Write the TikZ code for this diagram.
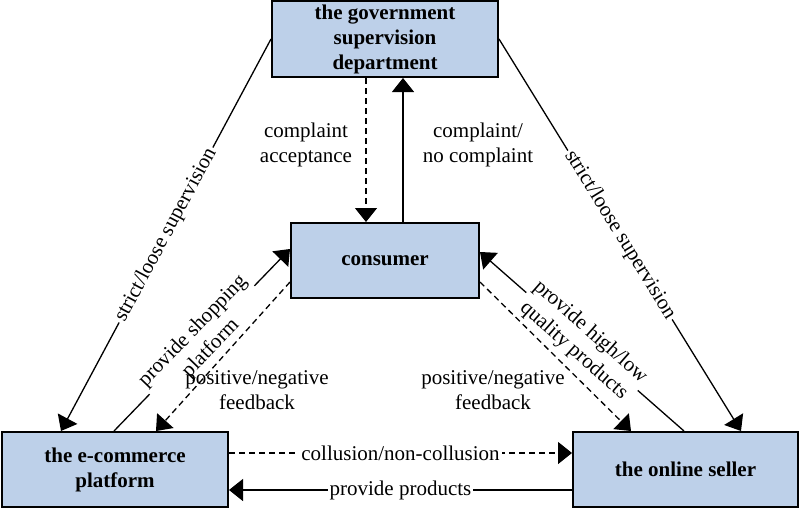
\documentclass[tikz,border=0pt]{standalone}
\usepackage{fontspec}
\setmainfont{Liberation Serif}
\usetikzlibrary{arrows.meta}
\definecolor{boxblue}{RGB}{189,208,233}
\begin{document}
\begin{tikzpicture}[x=1pt,y=-1pt,
  box/.style={draw, line width=2pt, fill=boxblue, font=\fontsize{21}{25}\selectfont\bfseries, align=center, inner sep=0pt},
  conn/.style={line width=1.3pt, -{Triangle[length=14pt,width=22pt]}},
  dconn/.style={conn, dash pattern=on 6pt off 4pt},
  lbl/.style={font=\fontsize{21}{25}\selectfont, align=center, inner sep=2pt},
  onlbl/.style={lbl, fill=white}]
\useasboundingbox (0,0) rectangle (800,509);
\node[box, minimum width=226pt, minimum height=76pt] (gov) at (385,39) {the government\\supervision\\department};
\node[box, minimum width=188pt, minimum height=75pt] (cons) at (385,260.5) {consumer};
\node[box, minimum width=226pt, minimum height=75pt] (ecom) at (115,469.5) {the e-commerce\\platform};
\node[box, minimum width=225pt, minimum height=75pt] (seller) at (685.5,469.5) {the online seller};

% solid connectors
\draw[conn] (gov.west) -- node[onlbl, sloped] {strict/loose supervision} ([xshift=60pt]ecom.north west);
\draw[conn] (gov.east) -- node[onlbl, sloped] {strict/loose supervision} ([xshift=-58pt]seller.north east);
\draw[conn] ([xshift=18pt]cons.north) -- ([xshift=18pt]gov.south);
\draw[conn] ([xshift=113pt]ecom.north west) -- node[onlbl, sloped] {provide shopping\\platform} ([yshift=-27pt]cons.north west);
\draw[conn] ([xshift=112pt]seller.north west) -- node[onlbl, sloped] {provide high/low\\quality products} ([yshift=-30pt]cons.north east);
\draw[conn] ([yshift=-20.5pt]seller.west) -- node[onlbl] {provide products} ([yshift=-20.5pt]ecom.east);

% dashed connectors
\draw[dconn] ([xshift=-19pt]gov.south) -- ([xshift=-19pt]cons.north);
\draw[dconn] ([yshift=-60pt]cons.north west) -- ([xshift=155pt]ecom.north west);
\draw[dconn] ([yshift=-60pt]cons.north east) -- ([xshift=59pt]seller.north west);
\draw[dconn] ([yshift=16.5pt]ecom.east) -- node[onlbl] {collusion/non-collusion} ([yshift=16.5pt]seller.west);

% free labels
\node[lbl] (lacc) at (306,145) {complaint\\acceptance};
\node[lbl] (lcomp) at (478,145) {complaint/\\no complaint};
\node[lbl] (lfb1) at (257,390) {positive/negative\\feedback};
\node[lbl] (lfb2) at (493,390) {positive/negative\\feedback};
\end{tikzpicture}
\end{document}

Written task ▸ Your task is to repeat the material above exactly, without its pictures.

Result of the task ▸
Write the TikZ code for this diagram.
\documentclass[tikz,border=0pt]{standalone}
\usepackage{fontspec}
\setmainfont{Liberation Serif}
\usetikzlibrary{arrows.meta}
\definecolor{boxblue}{RGB}{189,208,233}
\begin{document}
\begin{tikzpicture}[x=1pt,y=-1pt,
  box/.style={draw, line width=2pt, fill=boxblue, font=\fontsize{21}{25}\selectfont\bfseries, align=center, inner sep=0pt},
  conn/.style={line width=1.3pt, -{Triangle[length=14pt,width=22pt]}},
  dconn/.style={conn, dash pattern=on 6pt off 4pt},
  lbl/.style={font=\fontsize{21}{25}\selectfont, align=center, inner sep=2pt},
  onlbl/.style={lbl, fill=white}]
\useasboundingbox (0,0) rectangle (800,509);
\node[box, minimum width=226pt, minimum height=76pt] (gov) at (385,39) {the government\\supervision\\department};
\node[box, minimum width=188pt, minimum height=75pt] (cons) at (385,260.5) {consumer};
\node[box, minimum width=226pt, minimum height=75pt] (ecom) at (115,469.5) {the e-commerce\\platform};
\node[box, minimum width=225pt, minimum height=75pt] (seller) at (685.5,469.5) {the online seller};

% solid connectors
\draw[conn] (gov.west) -- node[onlbl, sloped] {strict/loose supervision} ([xshift=60pt]ecom.north west);
\draw[conn] (gov.east) -- node[onlbl, sloped] {strict/loose supervision} ([xshift=-58pt]seller.north east);
\draw[conn] ([xshift=18pt]cons.north) -- ([xshift=18pt]gov.south);
\draw[conn] ([xshift=113pt]ecom.north west) -- node[onlbl, sloped] {provide shopping\\platform} ([yshift=-27pt]cons.north west);
\draw[conn] ([xshift=112pt]seller.north west) -- node[onlbl, sloped] {provide high/low\\quality products} ([yshift=-30pt]cons.north east);
\draw[conn] ([yshift=-20.5pt]seller.west) -- node[onlbl] {provide products} ([yshift=-20.5pt]ecom.east);

% dashed connectors
\draw[dconn] ([xshift=-19pt]gov.south) -- ([xshift=-19pt]cons.north);
\draw[dconn] ([yshift=-60pt]cons.north west) -- ([xshift=155pt]ecom.north west);
\draw[dconn] ([yshift=-60pt]cons.north east) -- ([xshift=59pt]seller.north west);
\draw[dconn] ([yshift=16.5pt]ecom.east) -- node[onlbl] {collusion/non-collusion} ([yshift=16.5pt]seller.west);

% free labels
\node[lbl] (lacc) at (306,145) {complaint\\acceptance};
\node[lbl] (lcomp) at (478,145) {complaint/\\no complaint};
\node[lbl] (lfb1) at (257,390) {positive/negative\\feedback};
\node[lbl] (lfb2) at (493,390) {positive/negative\\feedback};
\end{tikzpicture}
\end{document}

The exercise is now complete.